Innsbruck, A.M. 5/12/09

Up and ready to go out, Mama is OK, and we have planned to go to Schloss Amras and possibly Hall afterwards. More in my next.  Dad

Wednesday, May 12: We arose in good time this morning and took our breakfast at 8 o’clock. We then went to the Innsteg station to go to Schloss Ambras, but, upon learning that the train would not leave until 12 o’clock, we decided to go to Hall instead. We had a beautiful ride through Muhlan, where we stopped at a Gasthaus to await a through train. I ordered 1/4 Litre of Tyrol wine for which I had to pay 22 heller (4-1/2¢) and which contained three small glasses. It is something like our Missouri red wine.


Innsbruck, Innsteg [bridge]

Heard a genuine live Koo-koo in Muhlan. We had a fine view of Ambrast and its cable and, passing the Kalvarienberg, which once upon a time had a castle, we saw two pretty little villages, Ruin (!) and a Thaur with their neat churches. On the road we passed a Prayer station every little while. Heiligkrenz and Absam, two more villages in the valley, were passed and, after a ride of about half an hour, we reached Hall, a quaint old Tyrolean town of 6200 inhabitants.

We ascended to the top of the city by stairs leading us through narrow streets and low passage ways underneath houses to the old Rathaus, which in 1406, was given to the city by Duke Leopold. The battlements on the wall have the coat of arms of the city in mosaic.

We next stepped into the Pfarr Kirche, built in 1352, with a grand old portal under which some very old tombstones showing figure of a Knight in stone, all worn out from walking on it.
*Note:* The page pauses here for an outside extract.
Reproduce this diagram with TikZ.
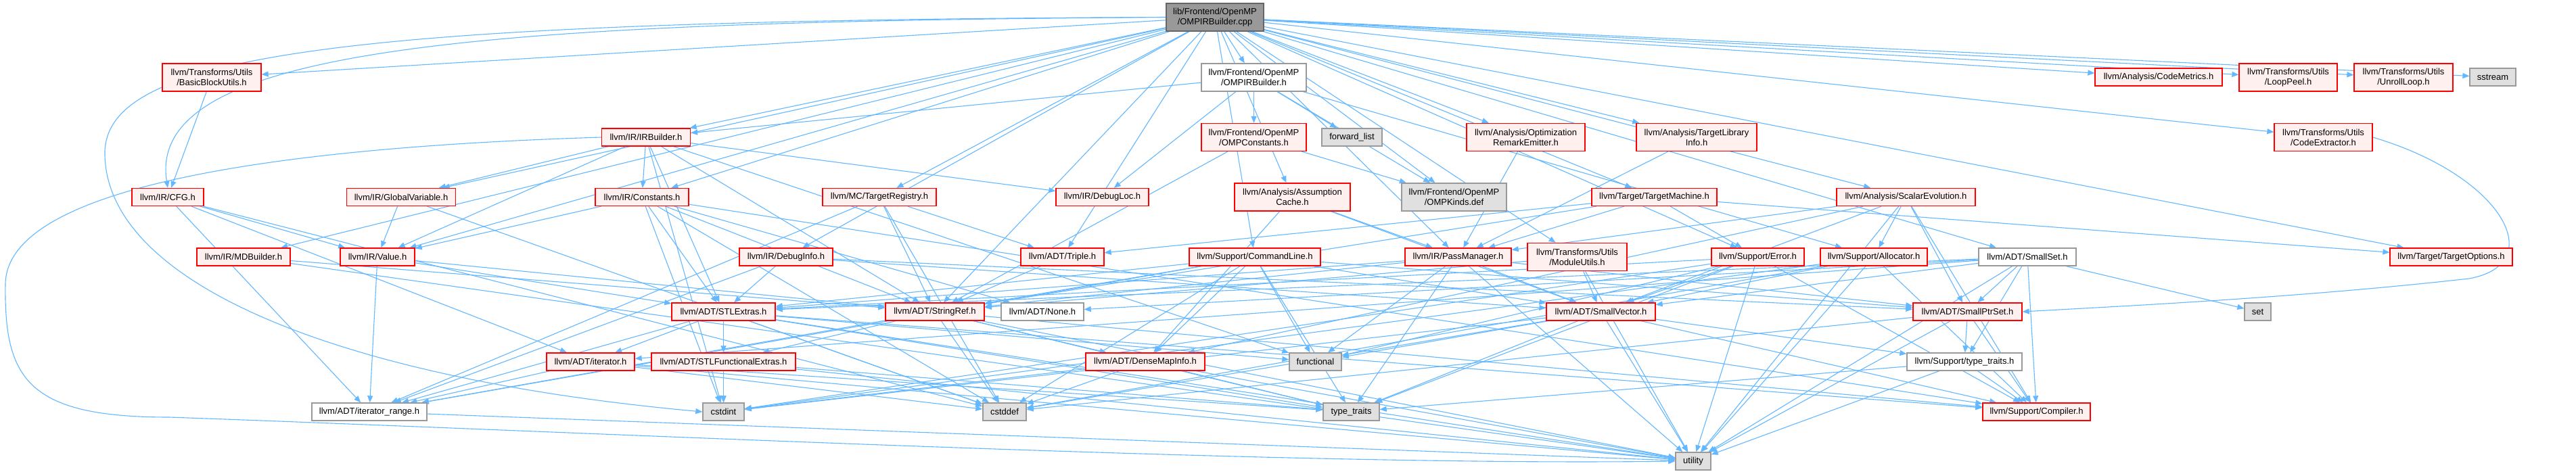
\documentclass[tikz,border=0pt]{standalone}
\usepackage{fontspec}
\setmainfont{Liberation Sans}
\usetikzlibrary{arrows.meta,backgrounds}
\definecolor{edgec}{HTML}{63B8FF}
\definecolor{redb}{HTML}{FF0000}
\definecolor{redf}{HTML}{FFF0F0}
\definecolor{grayb}{HTML}{999999}
\definecolor{grayf}{HTML}{E0E0E0}
\definecolor{rootb}{HTML}{666666}
\definecolor{rootf}{HTML}{999999}
\tikzset{
 nb/.style={draw, line width=1.3pt, inner sep=0pt, align=center, font=\fontsize{13}{15}\selectfont, minimum height=26pt},
 redn/.style={nb, draw=redb, fill=redf},
 whiten/.style={nb, draw=grayb, fill=white},
 grayn/.style={nb, draw=grayb, fill=grayf},
 rootn/.style={nb, draw=rootb, fill=rootf},
 two/.style={minimum height=41pt},
 e/.style={draw=edgec, line width=1.1pt, -{Triangle[length=10pt,width=8pt]}},
}
\begin{document}
\begin{tikzpicture}[x=1pt,y=-1pt]
\path[use as bounding box] (0,0) rectangle (3808,701);
% row 0
\node[rootn,two,minimum width=144pt] (root) at (1796,25.5) {lib/Frontend/OpenMP\\/OMPIRBuilder.cpp};
% row 1
\node[redn,two,minimum width=146pt] (bbu) at (313,114.5) {llvm/Transforms/Utils\\/BasicBlockUtils.h};
\node[whiten,two,minimum width=155pt] (ompb) at (1853.5,114.5) {llvm/Frontend/OpenMP\\/OMPIRBuilder.h};
\node[redn,minimum width=188pt] (cm) at (3191,114) {llvm/Analysis/CodeMetrics.h};
\node[redn,two,minimum width=145pt] (lp) at (3382.5,114.5) {llvm/Transforms/Utils\\/LoopPeel.h};
\node[redn,two,minimum width=146pt] (ul) at (3553,114.5) {llvm/Transforms/Utils\\/UnrollLoop.h};
\node[grayn,minimum width=68pt] (ss) at (3685,114) {sstream};
% row 2
\node[redn,minimum width=131pt] (irb) at (955,203) {llvm/IR/IRBuilder.h};
\node[redn,two,minimum width=155pt] (ompc) at (1853.5,203) {llvm/Frontend/OpenMP\\/OMPConstants.h};
\node[grayn,minimum width=89pt] (fl) at (1998.5,203) {forward\_list};
\node[redn,two,minimum width=175pt] (ore) at (2255.5,203) {llvm/Analysis/Optimization\\RemarkEmitter.h};
\node[redn,two,minimum width=178pt] (tli) at (2508,203) {llvm/Analysis/TargetLibrary\\Info.h};
\node[redn,two,minimum width=145pt] (ce) at (3434.5,203) {llvm/Transforms/Utils\\/CodeExtractor.h};
% row 3
\node[redn,minimum width=106pt] (cfg) at (248,291.5) {llvm/IR/CFG.h};
\node[redn,minimum width=161pt] (gv) at (593,291.5) {llvm/IR/GlobalVariable.h};
\node[redn,minimum width=138pt] (const) at (949,291.5) {llvm/IR/Constants.h};
\node[redn,minimum width=168pt] (treg) at (1300,291.5) {llvm/MC/TargetRegistry.h};
\node[redn,minimum width=137pt] (dloc) at (1629.5,291.5) {llvm/IR/DebugLoc.h};
\node[redn,two,minimum width=171pt] (ac) at (1910.5,291.5) {llvm/Analysis/Assumption\\Cache.h};
\node[grayn,two,minimum width=155pt] (kinds) at (2149.5,291.5) {llvm/Frontend/OpenMP\\/OMPKinds.def};
\node[redn,minimum width=185pt] (tm) at (2445.5,291.5) {llvm/Target/TargetMachine.h};
\node[redn,minimum width=205pt] (se) at (2817.5,291.5) {llvm/Analysis/ScalarEvolution.h};
% row 4
\node[redn,minimum width=138pt] (mdb) at (360,380) {llvm/IR/MDBuilder.h};
\node[redn,minimum width=110pt] (val) at (558,380) {llvm/IR/Value.h};
\node[redn,minimum width=138pt] (dinfo) at (1162,380) {llvm/IR/DebugInfo.h};
\node[redn,minimum width=123pt] (triple) at (1570.5,380) {llvm/ADT/Triple.h};
\node[redn,minimum width=194pt] (cl) at (1855,380) {llvm/Support/CommandLine.h};
\node[redn,minimum width=157pt] (pm) at (2155.5,380) {llvm/IR/PassManager.h};
\node[redn,two,minimum width=147pt] (mu) at (2331.5,380) {llvm/Transforms/Utils\\/ModuleUtils.h};
\node[redn,minimum width=137pt] (err) at (2598.5,380) {llvm/Support/Error.h};
\node[redn,minimum width=158pt] (alloc) at (2770,380) {llvm/Support/Allocator.h};
\node[whiten,minimum width=144pt] (sset) at (2997,380) {llvm/ADT/SmallSet.h};
\node[redn,minimum width=181pt] (topt) at (3623.5,380) {llvm/Target/TargetOptions.h};
% row 5
\node[redn,minimum width=153pt] (stl) at (1069.5,461) {llvm/ADT/STLExtras.h};
\node[redn,minimum width=146pt] (sref) at (1382,461) {llvm/ADT/StringRef.h};
\node[whiten,minimum width=122pt] (none) at (1541,461) {llvm/ADT/None.h};
\node[redn,minimum width=161pt] (svec) at (2366.5,461) {llvm/ADT/SmallVector.h};
\node[redn,minimum width=161pt] (sptr) at (2908.5,461) {llvm/ADT/SmallPtrSet.h};
\node[grayn,minimum width=39pt] (set) at (3337.5,461) {set};
% row 6
\node[redn,minimum width=130pt] (iter) at (873,535) {llvm/ADT/iterator.h};
\node[redn,minimum width=213pt] (sfe) at (1069.5,535) {llvm/ADT/STLFunctionalExtras.h};
\node[redn,minimum width=176pt] (dmi) at (1693,535) {llvm/ADT/DenseMapInfo.h};
\node[grayn,minimum width=77pt] (func) at (1944.5,535) {functional};
\node[whiten,minimum width=170pt] (stt) at (2904,535) {llvm/Support/type\_traits.h};
% row 7
\node[whiten,minimum width=170pt] (irange) at (546,609) {llvm/ADT/iterator\_range.h};
\node[grayn,minimum width=61pt] (cstdint) at (1069.5,609) {cstdint};
\node[grayn,minimum width=64pt] (cstddef) at (1485,609) {cstddef};
\node[grayn,minimum width=83pt] (tt) at (1997.5,609) {type\_traits};
\node[redn,minimum width=159pt] (comp) at (3010.5,609) {llvm/Support/Compiler.h};
% row 8
\node[grayn,minimum width=52pt] (util) at (2503,682) {utility};

\begin{pgfonlayer}{background}
\fill[white] (0,0) rectangle (3808,701);
\foreach \t in {ompb,bbu,gv,irb,const,mdb,val,treg,dinfo,triple,cl,ac,kinds,ore,tli,tm,se,pm,mu,err,sset,topt,cm,lp,ul,ss,ce,sref} \draw[e] (root) -- (\t);
\draw[e] (root.west) .. controls (700,32) and (215,70) .. (cfg.north);
\draw[e] (root.west) .. controls (500,30) and (150,80) .. (155,230) .. controls (160,420) and (500,560) .. (cstdint.west);
\foreach \t in {irb,ompc,dloc,fl,kinds,alloc} \draw[e] (ompb) -- (\t);
\foreach \t in {kinds,sref} \draw[e] (ompc) -- (\t);
\draw[e] (bbu) -- (cfg);
\foreach \t in {val,iter,irange,cstddef} \draw[e] (cfg) -- (\t);
\foreach \t in {val,cstddef} \draw[e] (gv) -- (\t);
\foreach \t in {const,gv,val,stl,sref,dloc,cstdint,func} \draw[e] (irb) -- (\t);
\draw[e] (irb.west) .. controls (500,215) and (10,260) .. (8,420) .. controls (6,560) and (40,617) .. (250,617) .. controls (900,640) and (1900,690) .. (util.west);
\foreach \t in {val,stl,sref,none,comp,cstddef,cstdint} \draw[e] (const) -- (\t);
\foreach \t in {sref,util} \draw[e] (mdb) -- (\t);
\foreach \t in {stl,sref,irange} \draw[e] (val) -- (\t);
\foreach \t in {triple,sref,irange,cstddef} \draw[e] (treg) -- (\t);
\foreach \t in {stl,sptr,svec,irange} \draw[e] (dinfo) -- (\t);
\draw[e] (triple) -- (sref);
\foreach \t in {stl,sptr,svec,sref,irange,func,cstddef,tt,dmi} \draw[e] (cl) -- (\t);
\foreach \t in {svec,pm,dmi} \draw[e] (ac) -- (\t);
\draw[e] (ore) -- (pm);
\draw[e] (tli) -- (pm);
\foreach \t in {triple,pm,err,topt,sref} \draw[e] (tm) -- (\t);
\foreach \t in {dmi,sptr,svec,pm,alloc,comp,util} \draw[e] (se) -- (\t);
\foreach \t in {stl,sptr,svec,sref,tt,util,func} \draw[e] (pm) -- (\t);
\foreach \t in {svec,sref,util} \draw[e] (mu) -- (\t);
\foreach \t in {stl,svec,comp,cstdint,func,tt,util} \draw[e] (err) -- (\t);
\foreach \t in {svec,comp,cstddef,cstdint,util} \draw[e] (alloc) -- (\t);
\foreach \t in {stl,sptr,svec,iter,comp,stt,set,util,none} \draw[e] (sset) -- (\t);
\foreach \t in {comp,stt,cstddef,cstdint,func,tt,util} \draw[e] (svec) -- (\t);
\foreach \t in {comp,stt,cstddef,util} \draw[e] (sptr) -- (\t);
\foreach \t in {comp,tt,util} \draw[e] (stt) -- (\t);
\foreach \t in {sfe,iter,irange,comp,cstddef,cstdint,func,tt,util} \draw[e] (stl) -- (\t);
\foreach \t in {sfe,dmi,irange,comp,cstddef,tt,util} \draw[e] (sref) -- (\t);
\foreach \t in {cstdint,tt,util} \draw[e] (sfe) -- (\t);
\foreach \t in {cstddef,cstdint,tt,util} \draw[e] (dmi) -- (\t);
\foreach \t in {irange,cstddef,tt,util} \draw[e] (iter) -- (\t);
\draw[e] (irange) -- (util);
\draw[e] (ce.east) .. controls (3700,260) and (3770,390) .. (3650,412) .. controls (3400,440) and (3150,452) .. (sptr.east);
\end{pgfonlayer}
\end{tikzpicture}
\end{document}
On the walls of the church some very old carving and iron work, and we walked back to the Haltestelle and took the little steam car back to our starting point, the Innsteg.

In the afternoon, Emily and I started out for Ambras, we took the steam train, which gradually winds its way up the mountain and affords us a fine view of the upper and lower Inn valley. The Schloss erected in the 13th century owes its fame to Arch Duke Ferdinand, husband of Philippina Welser, daughter of a wealthy Patrician of Augsburg. He had it reconstructed in 1563 for his wife.

In two large room there is a fine collection of arms and armour and another fine room is the Spanish Salon 140’ long which has beautiful doors and ceiling of interlaid wood. Besides this we were shown the bath chamber and dressing room of Philippina which reminded me of the Baptistry in a Baptist Church, in the other rooms there are collections of old furniture “Kachel oefen,” objects in metal, ivory, etc.

From the balcony, we had a fine view of Innsbruck and the mountains surrounding it. We found that we would have to wait two hours for the next train, so we walked it to Wilten and took the electric from there to the Maria Theresienstrasse, and from there we walked home, a pretty well tired out pair.